» **Data extract**
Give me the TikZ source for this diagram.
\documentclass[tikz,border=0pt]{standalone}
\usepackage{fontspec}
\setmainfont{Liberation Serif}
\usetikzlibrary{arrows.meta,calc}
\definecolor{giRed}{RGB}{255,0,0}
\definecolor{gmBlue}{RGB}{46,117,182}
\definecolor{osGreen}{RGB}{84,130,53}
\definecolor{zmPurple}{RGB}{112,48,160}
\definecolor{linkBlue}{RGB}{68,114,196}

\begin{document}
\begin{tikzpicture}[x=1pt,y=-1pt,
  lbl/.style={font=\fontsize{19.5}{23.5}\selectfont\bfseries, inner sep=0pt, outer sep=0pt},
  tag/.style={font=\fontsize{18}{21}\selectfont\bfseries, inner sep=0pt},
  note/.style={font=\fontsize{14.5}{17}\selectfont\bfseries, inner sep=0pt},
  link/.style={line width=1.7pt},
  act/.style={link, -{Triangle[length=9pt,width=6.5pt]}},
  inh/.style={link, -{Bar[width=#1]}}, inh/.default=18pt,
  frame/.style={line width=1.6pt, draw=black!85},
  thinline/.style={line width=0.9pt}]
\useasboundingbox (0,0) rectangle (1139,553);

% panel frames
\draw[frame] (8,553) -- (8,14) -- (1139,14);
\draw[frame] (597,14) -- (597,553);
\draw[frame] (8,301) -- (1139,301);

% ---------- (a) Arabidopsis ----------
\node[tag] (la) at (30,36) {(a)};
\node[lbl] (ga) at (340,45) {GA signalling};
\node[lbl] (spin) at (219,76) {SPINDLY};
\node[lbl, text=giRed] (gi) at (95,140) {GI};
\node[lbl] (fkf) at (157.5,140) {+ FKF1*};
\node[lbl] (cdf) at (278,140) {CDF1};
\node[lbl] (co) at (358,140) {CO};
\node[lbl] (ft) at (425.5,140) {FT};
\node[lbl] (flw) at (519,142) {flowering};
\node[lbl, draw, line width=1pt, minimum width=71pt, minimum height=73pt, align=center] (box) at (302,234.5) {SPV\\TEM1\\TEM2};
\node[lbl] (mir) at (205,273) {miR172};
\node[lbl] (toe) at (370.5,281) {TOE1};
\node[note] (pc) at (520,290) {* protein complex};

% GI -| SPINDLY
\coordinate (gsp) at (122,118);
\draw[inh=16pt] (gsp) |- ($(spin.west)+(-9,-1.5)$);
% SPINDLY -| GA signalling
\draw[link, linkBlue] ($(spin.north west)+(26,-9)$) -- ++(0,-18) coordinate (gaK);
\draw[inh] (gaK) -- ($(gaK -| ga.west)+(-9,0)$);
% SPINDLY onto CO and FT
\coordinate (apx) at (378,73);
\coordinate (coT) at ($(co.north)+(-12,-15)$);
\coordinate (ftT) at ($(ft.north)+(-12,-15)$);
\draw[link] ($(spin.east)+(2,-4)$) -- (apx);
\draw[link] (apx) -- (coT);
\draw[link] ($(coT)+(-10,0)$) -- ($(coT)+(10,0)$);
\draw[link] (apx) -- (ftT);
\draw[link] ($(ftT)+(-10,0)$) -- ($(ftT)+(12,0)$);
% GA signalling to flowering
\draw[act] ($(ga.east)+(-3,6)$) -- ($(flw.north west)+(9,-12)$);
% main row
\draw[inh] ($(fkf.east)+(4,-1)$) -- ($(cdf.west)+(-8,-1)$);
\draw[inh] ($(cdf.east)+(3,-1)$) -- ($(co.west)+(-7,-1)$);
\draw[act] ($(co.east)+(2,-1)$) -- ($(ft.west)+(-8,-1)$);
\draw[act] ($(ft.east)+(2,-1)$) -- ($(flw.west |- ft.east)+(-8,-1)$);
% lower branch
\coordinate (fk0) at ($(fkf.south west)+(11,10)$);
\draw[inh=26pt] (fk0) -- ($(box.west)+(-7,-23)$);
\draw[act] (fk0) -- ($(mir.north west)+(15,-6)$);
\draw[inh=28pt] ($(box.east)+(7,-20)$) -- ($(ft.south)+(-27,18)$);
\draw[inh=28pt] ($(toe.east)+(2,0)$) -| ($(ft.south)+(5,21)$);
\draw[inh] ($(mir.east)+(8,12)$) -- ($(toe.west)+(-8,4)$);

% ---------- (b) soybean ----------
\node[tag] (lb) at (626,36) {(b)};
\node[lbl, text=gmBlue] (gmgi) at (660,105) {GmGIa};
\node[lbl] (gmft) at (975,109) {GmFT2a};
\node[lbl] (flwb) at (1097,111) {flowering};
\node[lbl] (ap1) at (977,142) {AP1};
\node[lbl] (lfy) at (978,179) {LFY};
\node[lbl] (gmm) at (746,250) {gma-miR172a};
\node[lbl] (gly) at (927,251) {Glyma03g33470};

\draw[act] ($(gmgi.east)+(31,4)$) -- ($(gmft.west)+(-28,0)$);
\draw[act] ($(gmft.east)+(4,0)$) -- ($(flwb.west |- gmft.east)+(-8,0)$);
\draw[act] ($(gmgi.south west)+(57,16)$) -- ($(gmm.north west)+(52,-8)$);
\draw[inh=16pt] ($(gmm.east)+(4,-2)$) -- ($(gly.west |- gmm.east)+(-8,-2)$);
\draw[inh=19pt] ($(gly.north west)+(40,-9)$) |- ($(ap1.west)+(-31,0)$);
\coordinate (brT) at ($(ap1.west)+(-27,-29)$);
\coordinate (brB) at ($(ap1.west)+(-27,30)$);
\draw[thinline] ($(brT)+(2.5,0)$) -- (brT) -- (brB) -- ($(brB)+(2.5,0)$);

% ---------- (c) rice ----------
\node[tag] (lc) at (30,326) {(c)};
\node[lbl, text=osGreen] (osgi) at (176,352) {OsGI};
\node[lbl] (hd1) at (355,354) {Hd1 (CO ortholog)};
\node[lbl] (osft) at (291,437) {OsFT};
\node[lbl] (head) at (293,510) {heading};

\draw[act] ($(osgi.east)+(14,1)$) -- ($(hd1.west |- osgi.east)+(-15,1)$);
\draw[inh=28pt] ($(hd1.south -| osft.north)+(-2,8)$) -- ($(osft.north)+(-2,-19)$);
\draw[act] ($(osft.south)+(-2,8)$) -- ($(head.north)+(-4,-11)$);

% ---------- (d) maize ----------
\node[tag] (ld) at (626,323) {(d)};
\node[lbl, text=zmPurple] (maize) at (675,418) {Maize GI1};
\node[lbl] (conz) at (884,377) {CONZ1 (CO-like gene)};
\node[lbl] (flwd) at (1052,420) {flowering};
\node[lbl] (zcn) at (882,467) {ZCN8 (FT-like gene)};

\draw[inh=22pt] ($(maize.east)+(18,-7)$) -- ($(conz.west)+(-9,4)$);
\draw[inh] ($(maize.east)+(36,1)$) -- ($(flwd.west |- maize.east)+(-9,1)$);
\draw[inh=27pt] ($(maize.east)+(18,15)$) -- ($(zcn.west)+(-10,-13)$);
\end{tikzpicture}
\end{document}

» **What this task involves**
Repeat every line of the data, exactly and in full.

» **Task solution**
Give me the TikZ source for this diagram.
\documentclass[tikz,border=0pt]{standalone}
\usepackage{fontspec}
\setmainfont{Liberation Serif}
\usetikzlibrary{arrows.meta,calc}
\definecolor{giRed}{RGB}{255,0,0}
\definecolor{gmBlue}{RGB}{46,117,182}
\definecolor{osGreen}{RGB}{84,130,53}
\definecolor{zmPurple}{RGB}{112,48,160}
\definecolor{linkBlue}{RGB}{68,114,196}

\begin{document}
\begin{tikzpicture}[x=1pt,y=-1pt,
  lbl/.style={font=\fontsize{19.5}{23.5}\selectfont\bfseries, inner sep=0pt, outer sep=0pt},
  tag/.style={font=\fontsize{18}{21}\selectfont\bfseries, inner sep=0pt},
  note/.style={font=\fontsize{14.5}{17}\selectfont\bfseries, inner sep=0pt},
  link/.style={line width=1.7pt},
  act/.style={link, -{Triangle[length=9pt,width=6.5pt]}},
  inh/.style={link, -{Bar[width=#1]}}, inh/.default=18pt,
  frame/.style={line width=1.6pt, draw=black!85},
  thinline/.style={line width=0.9pt}]
\useasboundingbox (0,0) rectangle (1139,553);

% panel frames
\draw[frame] (8,553) -- (8,14) -- (1139,14);
\draw[frame] (597,14) -- (597,553);
\draw[frame] (8,301) -- (1139,301);

% ---------- (a) Arabidopsis ----------
\node[tag] (la) at (30,36) {(a)};
\node[lbl] (ga) at (340,45) {GA signalling};
\node[lbl] (spin) at (219,76) {SPINDLY};
\node[lbl, text=giRed] (gi) at (95,140) {GI};
\node[lbl] (fkf) at (157.5,140) {+ FKF1*};
\node[lbl] (cdf) at (278,140) {CDF1};
\node[lbl] (co) at (358,140) {CO};
\node[lbl] (ft) at (425.5,140) {FT};
\node[lbl] (flw) at (519,142) {flowering};
\node[lbl, draw, line width=1pt, minimum width=71pt, minimum height=73pt, align=center] (box) at (302,234.5) {SPV\\TEM1\\TEM2};
\node[lbl] (mir) at (205,273) {miR172};
\node[lbl] (toe) at (370.5,281) {TOE1};
\node[note] (pc) at (520,290) {* protein complex};

% GI -| SPINDLY
\coordinate (gsp) at (122,118);
\draw[inh=16pt] (gsp) |- ($(spin.west)+(-9,-1.5)$);
% SPINDLY -| GA signalling
\draw[link, linkBlue] ($(spin.north west)+(26,-9)$) -- ++(0,-18) coordinate (gaK);
\draw[inh] (gaK) -- ($(gaK -| ga.west)+(-9,0)$);
% SPINDLY onto CO and FT
\coordinate (apx) at (378,73);
\coordinate (coT) at ($(co.north)+(-12,-15)$);
\coordinate (ftT) at ($(ft.north)+(-12,-15)$);
\draw[link] ($(spin.east)+(2,-4)$) -- (apx);
\draw[link] (apx) -- (coT);
\draw[link] ($(coT)+(-10,0)$) -- ($(coT)+(10,0)$);
\draw[link] (apx) -- (ftT);
\draw[link] ($(ftT)+(-10,0)$) -- ($(ftT)+(12,0)$);
% GA signalling to flowering
\draw[act] ($(ga.east)+(-3,6)$) -- ($(flw.north west)+(9,-12)$);
% main row
\draw[inh] ($(fkf.east)+(4,-1)$) -- ($(cdf.west)+(-8,-1)$);
\draw[inh] ($(cdf.east)+(3,-1)$) -- ($(co.west)+(-7,-1)$);
\draw[act] ($(co.east)+(2,-1)$) -- ($(ft.west)+(-8,-1)$);
\draw[act] ($(ft.east)+(2,-1)$) -- ($(flw.west |- ft.east)+(-8,-1)$);
% lower branch
\coordinate (fk0) at ($(fkf.south west)+(11,10)$);
\draw[inh=26pt] (fk0) -- ($(box.west)+(-7,-23)$);
\draw[act] (fk0) -- ($(mir.north west)+(15,-6)$);
\draw[inh=28pt] ($(box.east)+(7,-20)$) -- ($(ft.south)+(-27,18)$);
\draw[inh=28pt] ($(toe.east)+(2,0)$) -| ($(ft.south)+(5,21)$);
\draw[inh] ($(mir.east)+(8,12)$) -- ($(toe.west)+(-8,4)$);

% ---------- (b) soybean ----------
\node[tag] (lb) at (626,36) {(b)};
\node[lbl, text=gmBlue] (gmgi) at (660,105) {GmGIa};
\node[lbl] (gmft) at (975,109) {GmFT2a};
\node[lbl] (flwb) at (1097,111) {flowering};
\node[lbl] (ap1) at (977,142) {AP1};
\node[lbl] (lfy) at (978,179) {LFY};
\node[lbl] (gmm) at (746,250) {gma-miR172a};
\node[lbl] (gly) at (927,251) {Glyma03g33470};

\draw[act] ($(gmgi.east)+(31,4)$) -- ($(gmft.west)+(-28,0)$);
\draw[act] ($(gmft.east)+(4,0)$) -- ($(flwb.west |- gmft.east)+(-8,0)$);
\draw[act] ($(gmgi.south west)+(57,16)$) -- ($(gmm.north west)+(52,-8)$);
\draw[inh=16pt] ($(gmm.east)+(4,-2)$) -- ($(gly.west |- gmm.east)+(-8,-2)$);
\draw[inh=19pt] ($(gly.north west)+(40,-9)$) |- ($(ap1.west)+(-31,0)$);
\coordinate (brT) at ($(ap1.west)+(-27,-29)$);
\coordinate (brB) at ($(ap1.west)+(-27,30)$);
\draw[thinline] ($(brT)+(2.5,0)$) -- (brT) -- (brB) -- ($(brB)+(2.5,0)$);

% ---------- (c) rice ----------
\node[tag] (lc) at (30,326) {(c)};
\node[lbl, text=osGreen] (osgi) at (176,352) {OsGI};
\node[lbl] (hd1) at (355,354) {Hd1 (CO ortholog)};
\node[lbl] (osft) at (291,437) {OsFT};
\node[lbl] (head) at (293,510) {heading};

\draw[act] ($(osgi.east)+(14,1)$) -- ($(hd1.west |- osgi.east)+(-15,1)$);
\draw[inh=28pt] ($(hd1.south -| osft.north)+(-2,8)$) -- ($(osft.north)+(-2,-19)$);
\draw[act] ($(osft.south)+(-2,8)$) -- ($(head.north)+(-4,-11)$);

% ---------- (d) maize ----------
\node[tag] (ld) at (626,323) {(d)};
\node[lbl, text=zmPurple] (maize) at (675,418) {Maize GI1};
\node[lbl] (conz) at (884,377) {CONZ1 (CO-like gene)};
\node[lbl] (flwd) at (1052,420) {flowering};
\node[lbl] (zcn) at (882,467) {ZCN8 (FT-like gene)};

\draw[inh=22pt] ($(maize.east)+(18,-7)$) -- ($(conz.west)+(-9,4)$);
\draw[inh] ($(maize.east)+(36,1)$) -- ($(flwd.west |- maize.east)+(-9,1)$);
\draw[inh=27pt] ($(maize.east)+(18,15)$) -- ($(zcn.west)+(-10,-13)$);
\end{tikzpicture}
\end{document}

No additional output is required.